Equity has come not to destroy the law, but to fulfill it. The defects and rigidity in the common law led to the evolution of equity i.e. inadequacy of remedy and absence of relief under certain circumstances led to fill that vacuum. Equity does not destroy the law nor create it, but assist it. Equity is rather collection of additional rules and not a separate system. The equitable remedies like specific performance or injunction do not destroy the common remedy of damages, but were either additional or alternative.

The whole exercise of this branch of equity jurisprudence is not a matter of right in either party but is a matter of discretion in the court granting of a specific performance of a contract is a discretionary remedy

The discretion of the court, however, is not arbitrary, but should be sound and reasonable. Granting of specific performance is an equitable relief, though the same is now governed by the statutory provisions of the Specific Relief Act. These equitable principles are incorporated in section 20 of the Act. (A.C. Arulappan v Ahalya Naik (2001) 6 SCC 600)

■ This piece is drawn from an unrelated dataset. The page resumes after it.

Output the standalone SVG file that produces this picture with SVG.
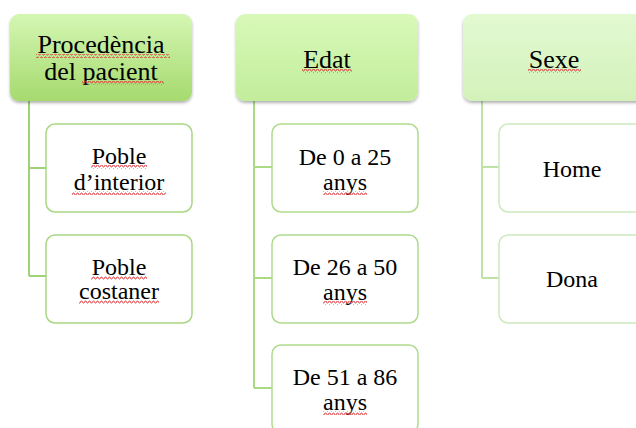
<svg xmlns="http://www.w3.org/2000/svg" width="636" height="428" viewBox="0 0 636 428">
<style>
.t{font-family:"Liberation Serif","Times New Roman",serif;fill:#000;text-anchor:middle}
.h{font-size:26px}
.c{font-size:24px}
.w{fill:url(#wave)}
</style>
<defs>
<linearGradient id="g1" x1="0" y1="0" x2="0" y2="1"><stop offset="0" stop-color="#d4f6b3"/><stop offset="1" stop-color="#a6da6e"/></linearGradient>
<linearGradient id="g2" x1="0" y1="0" x2="0" y2="1"><stop offset="0" stop-color="#d8f9b9"/><stop offset="1" stop-color="#c2ed9b"/></linearGradient>
<linearGradient id="g3" x1="0" y1="0" x2="0" y2="1"><stop offset="0" stop-color="#e3f9d2"/><stop offset="1" stop-color="#d3f2ba"/></linearGradient>
<filter id="sh" x="-10%" y="-10%" width="120%" height="130%"><feDropShadow dx="0" dy="2" stdDeviation="1.5" flood-color="#000" flood-opacity="0.3"/></filter>
<pattern id="wave" width="4" height="4" patternUnits="userSpaceOnUse"><path d="M0 3 L1 1 L2 1 L3 3 L4 3" fill="none" stroke="#e0393e" stroke-width="0.9"/></pattern>
</defs>
<g id="connectors" fill="none" stroke-width="2">
<path d="M29 101 V276 M29 168 H46 M29 276 H46" stroke="#9fd274"/>
<path d="M254 101 V388 M254 167 H272 M254 278 H272 M254 388 H272" stroke="#abda84"/>
<path d="M482 101 V278 M482 167 H499 M482 278 H499" stroke="#bfe3a6"/>
</g>
<g id="n1">
<rect x="10" y="14" width="182" height="87" rx="9" fill="url(#g1)" filter="url(#sh)"/>
<text class="t h" x="101" y="53">Procedència</text>
<text class="t h" x="101" y="80">del pacient</text>
<rect class="w" x="36" y="54" width="134" height="4"/>
<rect class="w" x="82" y="81" width="82" height="4"/>
</g>
<g id="n2">
<rect x="236" y="14" width="182" height="87" rx="9" fill="url(#g2)" filter="url(#sh)"/>
<text class="t h" x="327" y="68">Edat</text>
<rect class="w" x="302" y="69" width="50" height="4"/>
</g>
<g id="n3">
<rect x="463" y="14" width="182" height="87" rx="9" fill="url(#g3)" filter="url(#sh)"/>
<text class="t h" x="554" y="68">Sexe</text>
<rect class="w" x="528" y="69" width="53" height="4"/>
</g>
<g id="n1a">
<rect x="46" y="124" width="146" height="88" rx="9" fill="#fff" stroke="#a9d884" stroke-width="1.5"/>
<text class="t c" x="119" y="164">Poble</text>
<text class="t c" x="119" y="190">d’interior</text>
<rect class="w" x="91" y="165" width="56" height="4"/>
<rect class="w" x="72" y="191" width="94" height="4"/>
</g>
<g id="n1b">
<rect x="46" y="235" width="146" height="88" rx="9" fill="#fff" stroke="#a9d884" stroke-width="1.5"/>
<text class="t c" x="119" y="275">Poble</text>
<text class="t c" x="119" y="299">costaner</text>
<rect class="w" x="91" y="276" width="56" height="4"/>
<rect class="w" x="79" y="300" width="80" height="4"/>
</g>
<g id="n2a">
<rect x="272" y="124" width="146" height="88" rx="9" fill="#fff" stroke="#afdb8c" stroke-width="1.5"/>
<text class="t c" x="345" y="165">De 0 a 25</text>
<text class="t c" x="345" y="190">anys</text>
<rect class="w" x="323" y="191" width="44" height="4"/>
</g>
<g id="n2b">
<rect x="272" y="235" width="146" height="88" rx="9" fill="#fff" stroke="#afdb8c" stroke-width="1.5"/>
<text class="t c" x="345" y="275">De 26 a 50</text>
<text class="t c" x="345" y="300">anys</text>
<rect class="w" x="323" y="301" width="44" height="4"/>
</g>
<g id="n2c">
<rect x="272" y="345" width="146" height="88" rx="9" fill="#fff" stroke="#afdb8c" stroke-width="1.5"/>
<text class="t c" x="345" y="385">De 51 a 86</text>
<text class="t c" x="345" y="410">anys</text>
<rect class="w" x="323" y="411" width="44" height="4"/>
</g>
<g id="n3a">
<rect x="499" y="124" width="146" height="88" rx="9" fill="#fff" stroke="#cde9bd" stroke-width="1.5"/>
<text class="t c" x="572" y="177">Home</text>
</g>
<g id="n3b">
<rect x="499" y="235" width="146" height="88" rx="9" fill="#fff" stroke="#cde9bd" stroke-width="1.5"/>
<text class="t c" x="572" y="287">Dona</text>
</g>
</svg>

Where time is of the essence of the contract delay will bar decree for specific performance. in the contract for the sale or purchase of immovable property, equity does not regard time as the essence of the contract. Equity tends normally to regard the insertion of a time limit in a contract as formal and not essential unless from the surrounding circumstances of the case and nature of the contract the parties really contemplated and intended that it shall be so.